De pronto un ruido, un motivo de celebración.
Vienen de frente gigantes de azul, con las bocas llenas de su democracia.
Pero el miedo ha dejado de ser la actitud. Suena en cada cabeza un hermoso runrún:
“Nos quieren en soledad, nos tendrán en común”….
Runrún – Nacho Vegas
Cada sistema político engendra dentro de sí la semilla que arriesga al propio sistema a su destrucción. En los regímenes que funcionan con arreglos más o menos democráticos, esta semilla puede germinar en algo que degenere a la democracia, convirtiéndola en demagogia o populismo; en atomización, idiocia, y apatía cívicas; en autoritarismo, el culto a la personalidad del líder; o, simplemente, en la construcción de realidades alternas y falaces.
Esto no es para nada novedoso. Dado que la historia es el laboratorio de la ciencia política, podemos ver cómo –incluso- desde la democracia primitiva en la Atenas clásica, un arreglo que hemos romantizado como ejemplar para el ejercicio colectivo del poder degeneró en brechas de clase social, y en la condena a muerte de Sócrates. Platón hizo enojosos tratados dedicados a reprochar la injusta muerte de su maestro.
Aristóteles mismo, diciendo cuanto había que decirse sobre casi cualquier tema, anticipó que si no se encontraban límites justos para la forma recta del ejercicio del poder en manos de las mayorías (es decir, la democracia); ésta degeneraría en demagogia; o sea, una forma de ejercer el poder en la que el mando de facto lo tienen pocos, pero se le hace creer a las mayorías que ellas mandan.
¿Cómo opera este mecanismo de persuasión que manipula a las masas mediante la ilusión falaz de que éstas poseen el mando, cuando en realidad sirven a los intereses de una cúpula? Paul Joseph Goebbels diseñó y aplicó estrategias tan macabras como funcionales para la construcción de narrativas sobre el poder, con las que –de hecho- se convenció “personas normales” para que defendieran y propagaran ideas y actos sumamente atroces.
Lo anterior, sólo como ejemplo, porque la construcción de narrativas sucede siempre en la política. Sin embargo, el concepto se ha popularizado en los últimos años. Las innovaciones en la construcción del discurso en campañas electorales han sometido a las plataformas de gobierno a criterios publicitarios y mercadológicos con los que se impacta en las audiencias que son –al mismo tiempo- ciudadanía electora y público consumidor de esas narrativas.

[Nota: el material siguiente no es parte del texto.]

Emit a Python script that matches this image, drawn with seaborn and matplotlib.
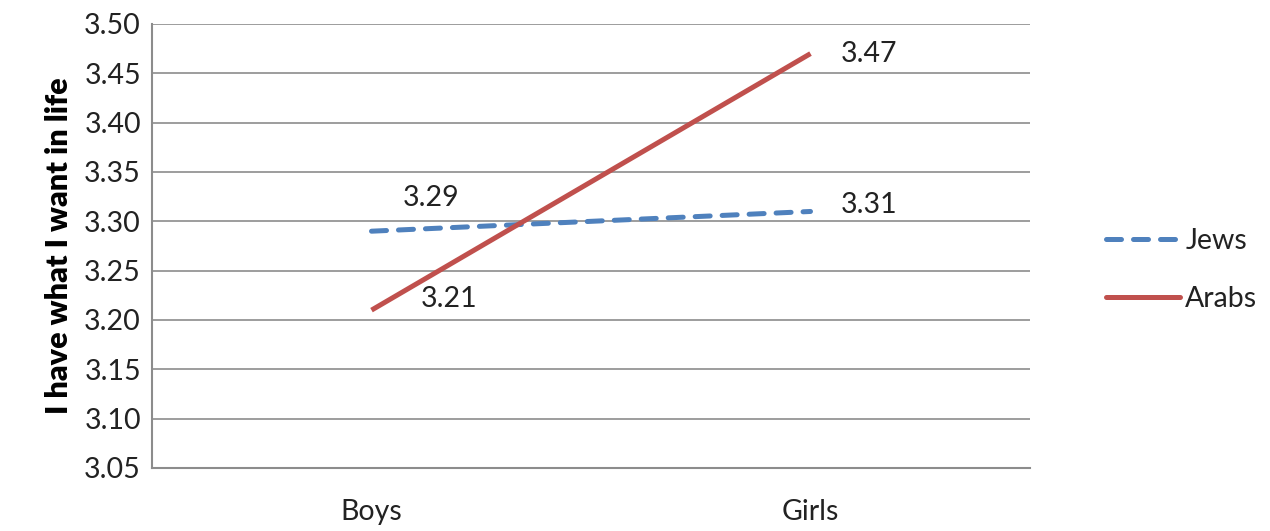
import matplotlib
matplotlib.use("Agg")
import matplotlib.pyplot as plt
import seaborn as sns
import pandas as pd
from matplotlib.lines import Line2D

# Mean agreement with "I have what I want in life" by gender and group
categories = ["Boys", "Girls"]
jews = [3.29, 3.31]
arabs = [3.21, 3.47]
groups = ["Jews", "Arabs"]
y_ticks = [3.05, 3.10, 3.15, 3.20, 3.25, 3.30, 3.35, 3.40, 3.45, 3.50]

df = pd.DataFrame({
    "gender": categories * 2,
    "score": jews + arabs,
    "group": [groups[0]] * 2 + [groups[1]] * 2,
})

sns.set_theme(style="white")
plt.rcParams["font.family"] = ["Lato", "DejaVu Sans"]

fig = plt.figure(figsize=(12.7, 5.31), dpi=100)
ax = fig.add_axes([152 / 1270, 63 / 531, 878 / 1270, 444 / 531])

palette = {"Jews": "#4F81BD", "Arabs": "#C0504D"}
dashes = {"Jews": (3.0, 2.4), "Arabs": ""}
sns.lineplot(data=df, x="gender", y="score", hue="group", style="group",
             palette=palette, dashes=dashes, linewidth=3.6, ax=ax,
             legend=False, sort=False)
for line in ax.lines:
    line.set_dash_capstyle("round")
    line.set_solid_capstyle("butt")

ax.set_xlim(-0.5, 1.5)
ax.set_ylim(3.05, 3.50)
ax.set_yticks(y_ticks)
ax.set_yticklabels([f"{t:.2f}" for t in y_ticks])
ax.tick_params(axis="both", labelsize=20.5, colors="#222222", length=0)
ax.tick_params(axis="y", pad=8)
ax.tick_params(axis="x", pad=22)
ax.yaxis.grid(True, color="#8c8c8c", linewidth=1.2)
ax.set_axisbelow(True)
ax.set_xlabel("")
ax.set_ylabel("I have what I want in life", fontsize=22, fontweight="heavy",
              labelpad=8, color="black")

for side in ["top", "right"]:
    ax.spines[side].set_visible(False)
for side in ["left", "bottom"]:
    ax.spines[side].set_color("#8c8c8c")
    ax.spines[side].set_linewidth(1.5)

# Value labels next to each point (offsets in points)
offsets = {
    ("Jews", 0): (43, 24), ("Jews", 1): (42, 5),
    ("Arabs", 0): (56, 8), ("Arabs", 1): (42, 0),
}
for g, vals in zip(groups, [jews, arabs]):
    for i, v in enumerate(vals):
        ax.annotate(f"{v:.2f}", xy=(i, v), xytext=offsets[(g, i)],
                    textcoords="offset points", ha="center", va="center",
                    fontsize=20.5, color="#222222")

# Legend on the right of the plot
handles = [
    Line2D([], [], color=palette["Jews"], linewidth=3.6,
           dashes=dashes["Jews"], dash_capstyle="round"),
    Line2D([], [], color=palette["Arabs"], linewidth=3.6),
]
leg = fig.legend(handles, groups, loc="center left",
                 bbox_to_anchor=(1080 / 1270, 0.4915), frameon=False,
                 fontsize=20.5, handlelength=2.6, handletextpad=0.2,
                 labelspacing=1.15)
for t in leg.get_texts():
    t.set_color("#222222")

fig.savefig("out.png", dpi=100)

Esto ha implicado un riesgo de retroceso democrático. Conjunto con la velocidad de propagación que brindan los medios digitales en la generación de contenidos informativos, el legitimar o deslegitimar una narrativa se ha convertido en la expresión pública de las nuevas militancias ideológicas. Sin embargo, las narrativas son sólo maneras de relatar los hechos en un discurso político; pero las confundimos con los hechos mismos, y así las defendemos.

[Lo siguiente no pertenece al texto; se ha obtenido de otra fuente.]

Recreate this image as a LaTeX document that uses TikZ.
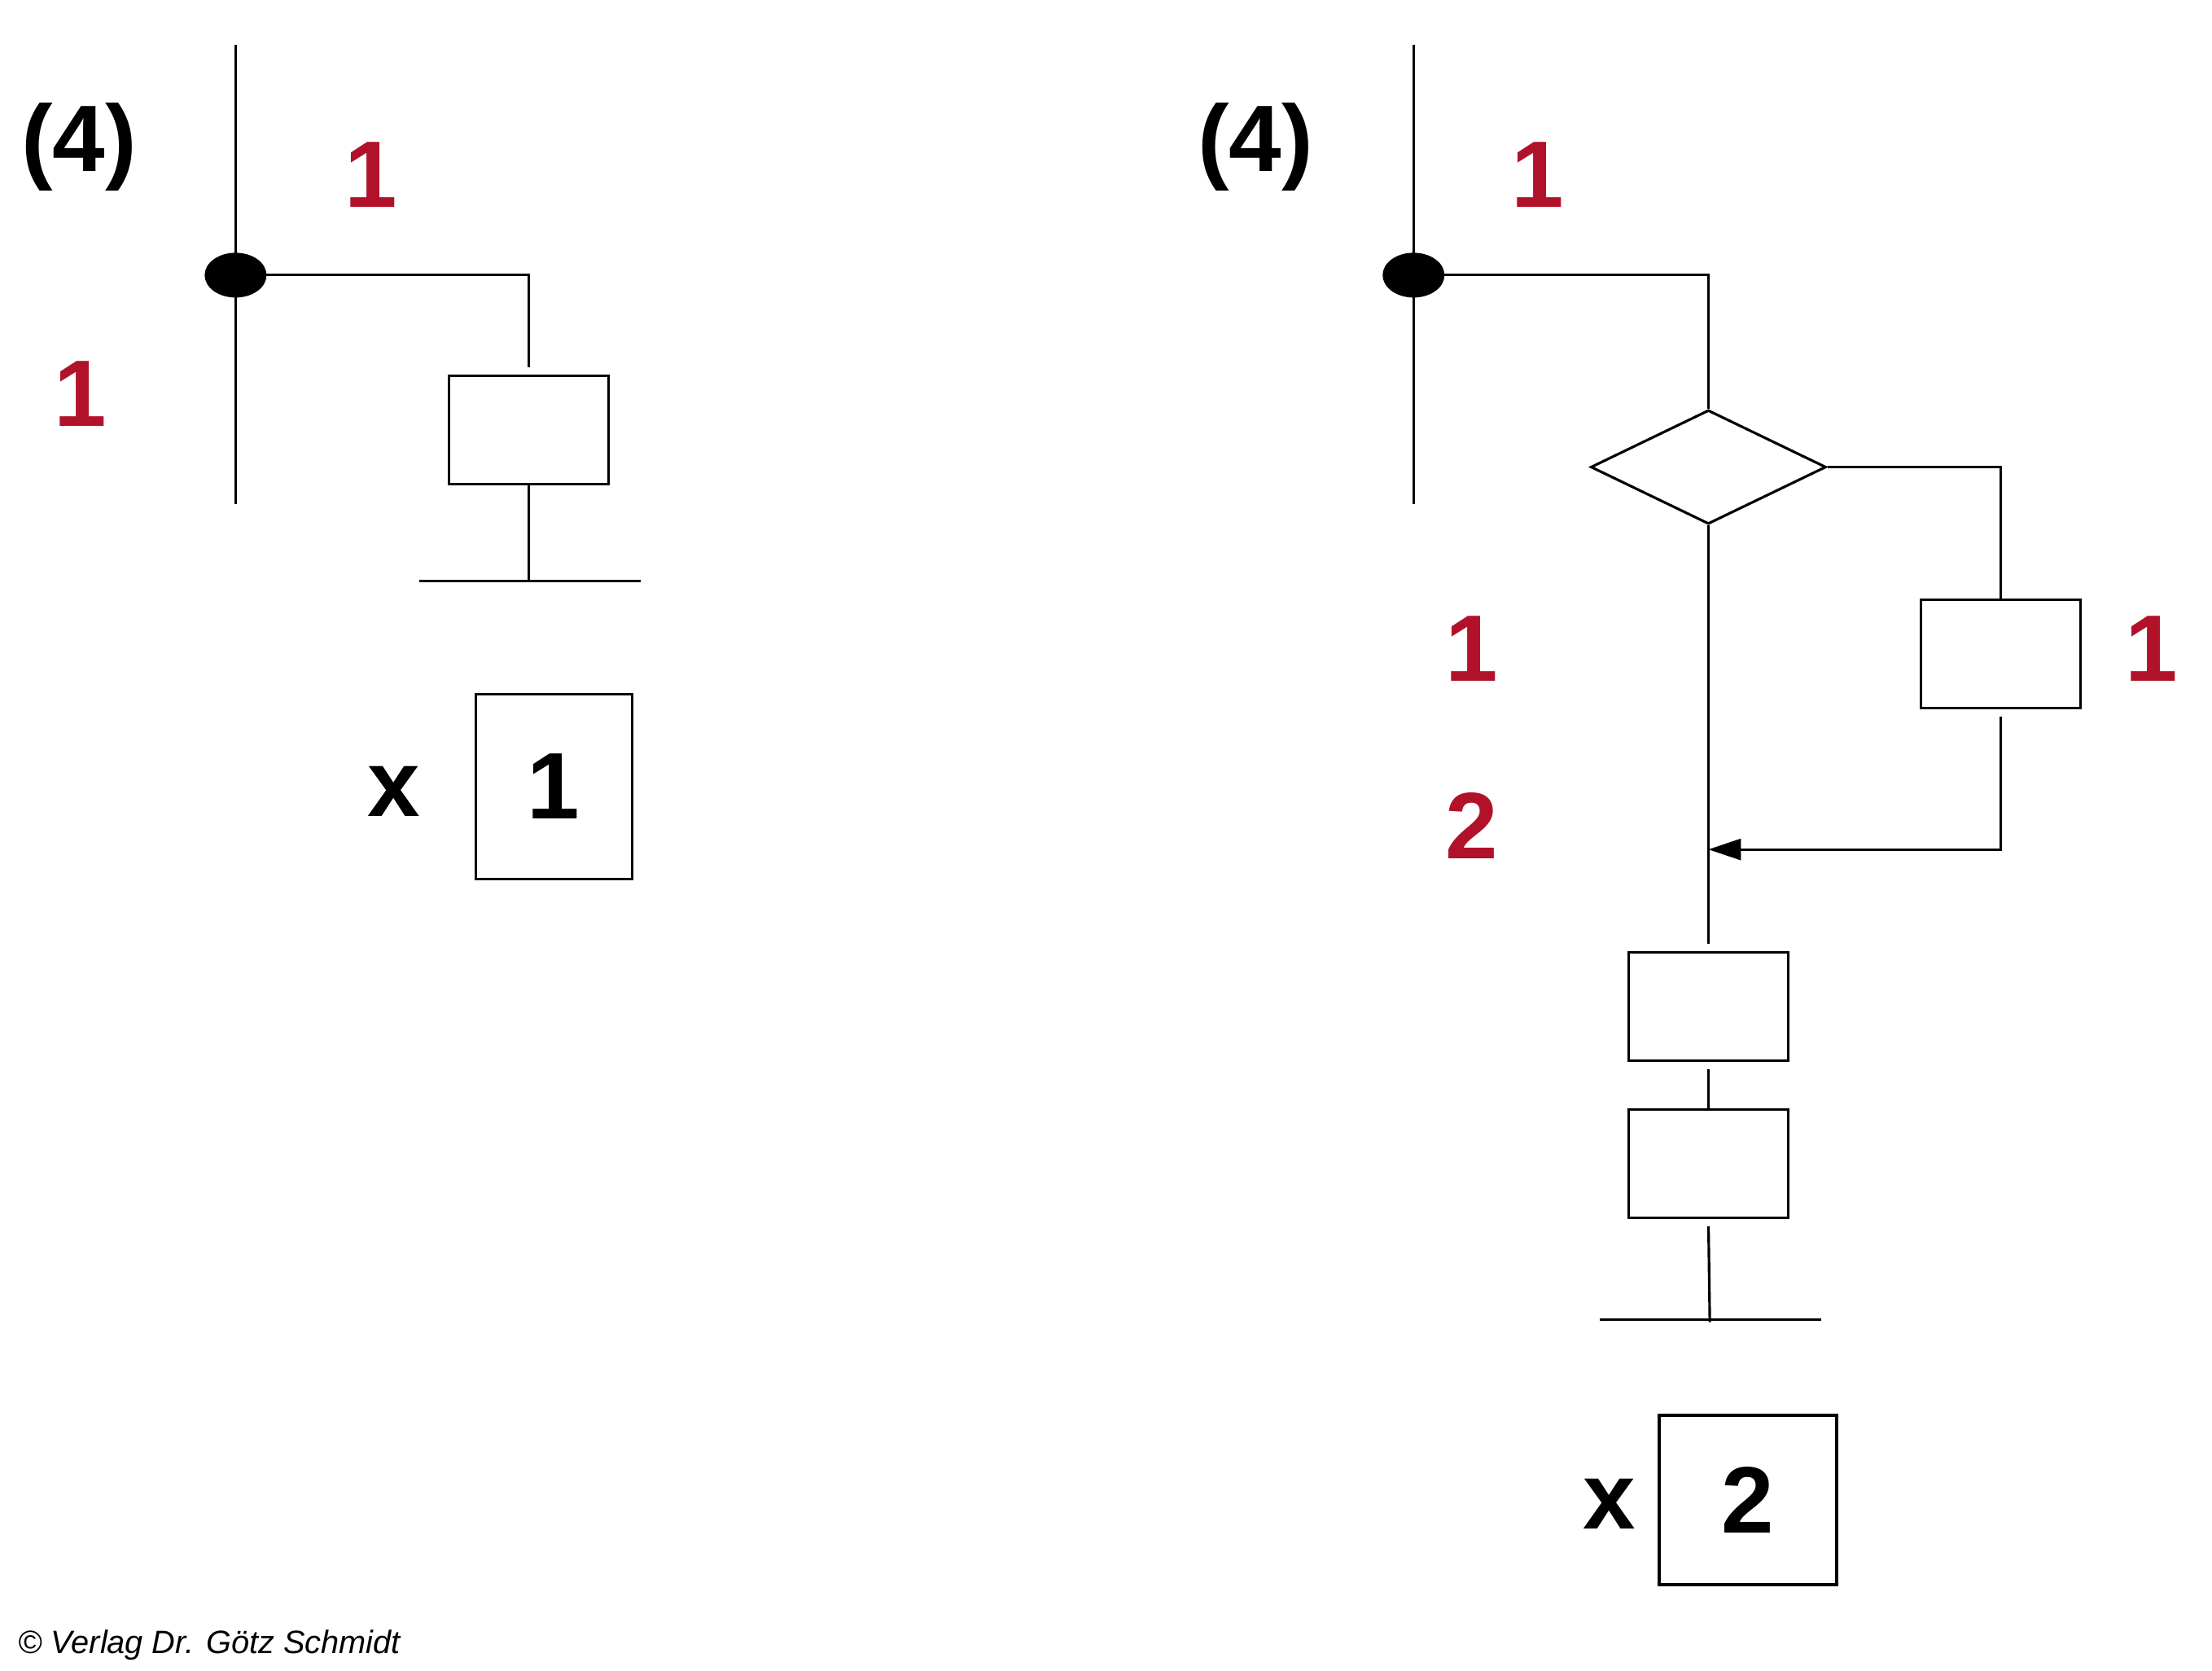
\documentclass[tikz,border=0pt]{standalone}
\usepackage{fontspec}
\setmainfont{Liberation Sans}
\usetikzlibrary{shapes.geometric,arrows.meta,positioning}
\definecolor{countred}{RGB}{177,18,42}

\begin{document}
\begin{tikzpicture}[x=0.17328mm, y=-0.17328mm, line width=0.9pt]
    \tikzstyle{block} = [rectangle, draw, minimum width=19.6mm, minimum height=13.3mm, inner sep=0pt]
    \tikzstyle{decision} = [diamond, draw, minimum width=28.9mm, minimum height=14mm, inner sep=0pt]
    \tikzstyle{junction} = [ellipse, fill=black, minimum width=7.6mm, minimum height=5.5mm, inner sep=0pt]
    \tikzstyle{bignum} = [inner sep=0pt, font=\fontsize{33}{36}\selectfont\bfseries]
    \tikzstyle{rednum} = [bignum, text=countred]
    \tikzstyle{result} = [rectangle, draw, inner sep=0pt, font=\fontsize{33}{36}\selectfont\bfseries]
    \tikzstyle{gap} = [shorten <=0.9mm]

    \useasboundingbox (0,0) rectangle (1568,1184);

    % left: one path
    \node[bignum] (stepL) at (56,104) {(4)};
    \node[rednum] (inL) at (263,124) {1};
    \node[rednum] (countL) at (57,279) {1};
    \coordinate (topL) at (167,32);
    \coordinate (endL) at (167,357);
    \coordinate (branchL) at (167,195);
    \node[block] (boxL) at (375,304.5) {};
    \coordinate (gndL) at (375,412);
    \node[bignum] (xL) at (279,561) {x};
    \node[result, minimum width=19.2mm, minimum height=22.7mm] (resL) at (392.5,557.5) {1};

    \draw (topL) -- (endL);
    \draw[shorten >=0.9mm] (branchL) -| (boxL.north);
    \draw (boxL.south) -- (gndL);
    \draw (gndL) ++(-78,0) -- ++(157,0);
    \node[junction] (dotL) at (branchL) {};

    % right: branch and two steps
    \node[bignum] (stepR) at (890,104) {(4)};
    \node[rednum] (inR) at (1090,124) {1};
    \node[rednum] (countR1) at (1043,460) {1};
    \node[rednum] (countR2) at (1043,585) {2};
    \node[rednum] (countA) at (1525,460) {1};
    \coordinate (topR) at (1002,32);
    \coordinate (endR) at (1002,357);
    \coordinate (branchR) at (1002,195);
    \node[decision] (dec) at (1211,331) {};
    \node[block] (boxA) at (1418,463.5) {};
    \coordinate (merge) at (1211,602);
    \node[block] (boxB) at (1211,713.5) {};
    \node[block] (boxC) at (1211,824.5) {};
    \coordinate (gndR) at (1212,937);
    \node[bignum] (xR) at (1141,1066) {x};
    \node[result, minimum width=21.8mm, minimum height=20.8mm] (resR) at (1239,1063) {2};

    \draw (topR) -- (endR);
    \draw (branchR) -| (dec.north);
    \draw (dec.east) -| (boxA.north);
    \draw[gap, -{Triangle[length=4mm, width=2.6mm]}] (boxA.south) |- (merge);
    \draw[shorten >=0.9mm] (dec.south) -- (boxB.north);
    \draw[gap] (boxB.south) -- (boxC.north);
    \draw[gap] (boxC.south) -- (gndR);
    \draw (gndR) ++(-78,-2) -- ++(157,0);
    \node[junction] (dotR) at (branchR) {};

    \node[anchor=base west, inner sep=0pt, font=\fontsize{11.3}{13}\selectfont\itshape] (copy) at (12,1172) {© Verlag Dr. Götz Schmidt};
\end{tikzpicture}
\end{document}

En nuestra construcción de la realidad, podemos enfocarnos más en la narrativa que en el hecho. El contexto de las noticias falsas en este periodo de guerra, peste, y confrontación partidista, es un buen laboratorio para comprobar cómo las narrativas construyen realidades no siempre apegadas al hecho. Esto afecta cómo dotamos o no de legitimidad a acciones de gobierno, actores públicos, campañas políticas, movimientos sociales, ejercicios de poder, etcétera.
Si la democracia era la forma de organizar el poder basándonos en la participación comunitaria y equitativa entre personas que deciden con bases racionales; ahora, ni la participación es completa, ni es equitativa, ni las decisiones suceden con bases racionales sino emocionales. Así, las narrativas triunfan sobre los hechos; porque nos emocionan dándonos la falsa sensación de pertenecer, de estar integrados en una batalla ideológica de ellos contra nosotros.